Studiano molto e lavorano poco. E quando diventano mamme ad accoglierle ci sono demansionamento, mobbing e discriminazioni. Il problema della maternità in Italia è enorme e inaccettabile.
Secondo il Global Gender Report in Italia l’università è frequentata per il 58% da donne e per il 42% da uomini. All’ingresso del mondo del lavoro però le proporzioni si ribaltano. Nella fascia di età 20-64 anni le donne sono il 20% in meno rispetto agli uomini. E dopo un faticoso percorso di autodeterminazione sul posto di lavoro, comunicare una gravidanza al datore di lavoro è fonte d’ansia per le donne italiane.
Secondo i dati raccolti dall’Osservatorio nazionale mobbing, in Italia tra il 2013 e il 2015 sono state licenziate o costrette a dimettersi 350 mila donne a causa delle discriminazioni per via della maternità o per richieste che tendevano a conciliare il lavoro con le esigenze famigliari. A causa del mobbing post-partum 4 donne su 10 sono state spinte a lasciare il proprio impiego.
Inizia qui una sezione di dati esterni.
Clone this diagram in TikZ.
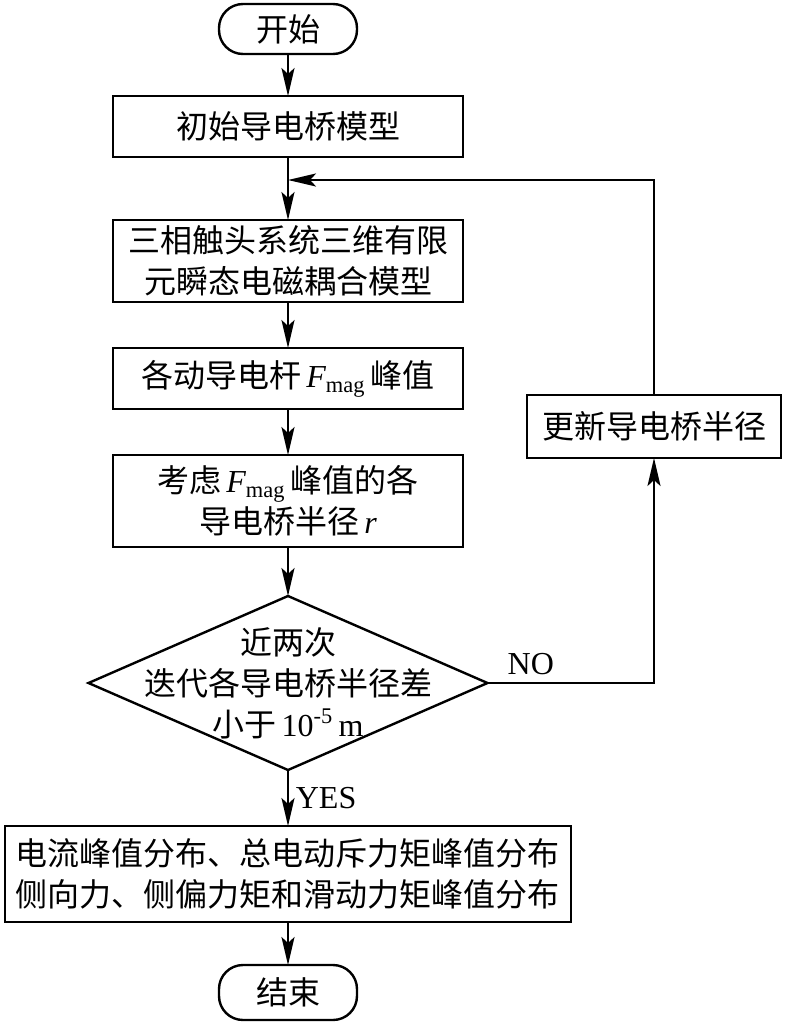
\documentclass[tikz,border=0pt]{standalone}
\usepackage{fontspec}
\setmainfont{Liberation Serif}
\newfontfamily\cjk{Noto Sans CJK SC}
\usetikzlibrary{arrows.meta,shapes,positioning}

\begin{document}
\begin{tikzpicture}
      \tikzstyle{every node}=[font=\cjk\fontsize{16}{20.5}\selectfont]
      \tikzstyle{terminal}=[draw, line width=1.2pt, outer sep=0pt, rounded corners=12pt, minimum width=69pt, minimum height=25pt, inner ysep=1pt]
      \tikzstyle{process}=[draw, line width=1.2pt, outer sep=0pt, minimum width=175pt, minimum height=30.5pt, inner ysep=1pt, align=center]
      \tikzstyle{decision}=[draw, line width=1.2pt, outer sep=0pt, diamond, minimum width=199.5pt, minimum height=87pt, inner sep=0pt]
      \tikzstyle{flow}=[line width=1.2pt, -{Stealth[length=14pt,width=6.5pt,inset=3pt]}]
      \tikzstyle{label_text}=[font=\rmfamily\fontsize{16}{20}\selectfont]

      \useasboundingbox (0,0) rectangle (392.5pt,-511.5pt);

      \node (start) [terminal] at (144pt,-14.5pt) {开始};
      \node (box1) [process, below=21pt of start] {初始导电桥模型};
      \coordinate [below=11.5pt of box1.south] (loopin);
      \node (box2) [process, minimum height=41pt, below=31.5pt of box1] {三相触头系统三维有限\\元瞬态电磁耦合模型};
      \node (box3) [process, below=23pt of box2] {各动导电杆{\rmfamily\itshape\,F}{\rmfamily\textsubscript{mag}}\,峰值};
      \node (box4) [process, minimum height=46pt, below=23pt of box3] {考虑{\rmfamily\itshape\,F}{\rmfamily\textsubscript{mag}}\,峰值的各\\导电桥半径{\rmfamily\itshape\,r}};
      \node (check) [decision, below=24.5pt of box4] {};
      \node (checktext) at (check) [align=center] {近两次\\迭代各导电桥半径差\\小于{\rmfamily\,10\textsuperscript{-5}\,m}};
      \node (result) [process, minimum width=283pt, minimum height=48pt, below=28pt of check] {电流峰值分布、总电动斥力矩峰值分布\\侧向力、侧偏力矩和滑动力矩峰值分布};
      \node (stop) [terminal, minimum height=27.5pt, below=21.5pt of result] {结束};
      \node (update) [process, minimum width=127pt, minimum height=31.5pt, right=32pt of box3, yshift=-24pt] {更新导电桥半径};

      \draw[flow] (start) -- (box1);
      \draw[flow] (box1) -- (box2);
      \draw[flow] (box2) -- (box3);
      \draw[flow] (box3) -- (box4);
      \draw[flow] (box4) -- (check);
      \draw[flow] (check) -- (result) node[midway, right, label_text] {YES};
      \draw[flow] (result) -- (stop);
      \draw[flow] (check.east) -| (update.south) node[pos=0.13, above, label_text] {NO};
      \draw[flow] (update.north) |- (loopin);
\end{tikzpicture}
\end{document}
La conciliazione tra lavoro e maternità avviene soltanto sulla carta
Il decreto legislativo 151/2001 tutela le donne in gravidanza e tutti i diritti della maternità. Quando però si torna sul posto di lavoro la solidarietà è scarsa e il ruolo che faticosamente ci si era conquistati lo svolge qualcun altro. Non solo si ha davanti una nuova lotta per la riaffermazione delle proprie capacità, ma anche lo scontro con le nuove incombenze familiari che secondo il modello di welfare “familistico” italiano vengono scaricate sulle famiglie.
Gender Gap
La famiglia che non trova il sostegno da parte dello stato – infrastrutture e servizi accessibili economicamente per la l’accudimento dei bambini – si trova a dover decidere chi si occuperà dei figli. E dato che il divario distributivo di genere in Italia è pari al 23,7% è desumibile quale dei due stipendi converrà preferire. In tutto questo l’emergenza sanitaria in corso ha peggiorato le cose poiché, senza il sostegno di nonni, zii e parenti e asili e scuole chiuse, la conciliazione tra lavoro e famiglia risulta essere piuttosto problematica.
Linda Laura Sabbadini, direttrice del dipartimento delle statistiche sociali dell’Istat e pioniera delle statistiche di genere afferma che le donne non possono più essere il pilastro del nostro sistema di welfare:
“Non possono sostituirsi come prima all’attività dei servizi sociali e sanitari. Non ne hanno più il tempo. Vogliono lavorare, vogliono realizzarsi su tutti i piani. Vogliono avere i figli che oggi non riescono ad avere, ma che desiderano. Vogliono anche valorizzarsi sul lavoro. E se la politica non riuscirà a capire che questa è una priorità essenziale per il rilancio del nostro Paese, si allontanerà sempre più inesorabilmente dai bisogni delle donne e del Paese”.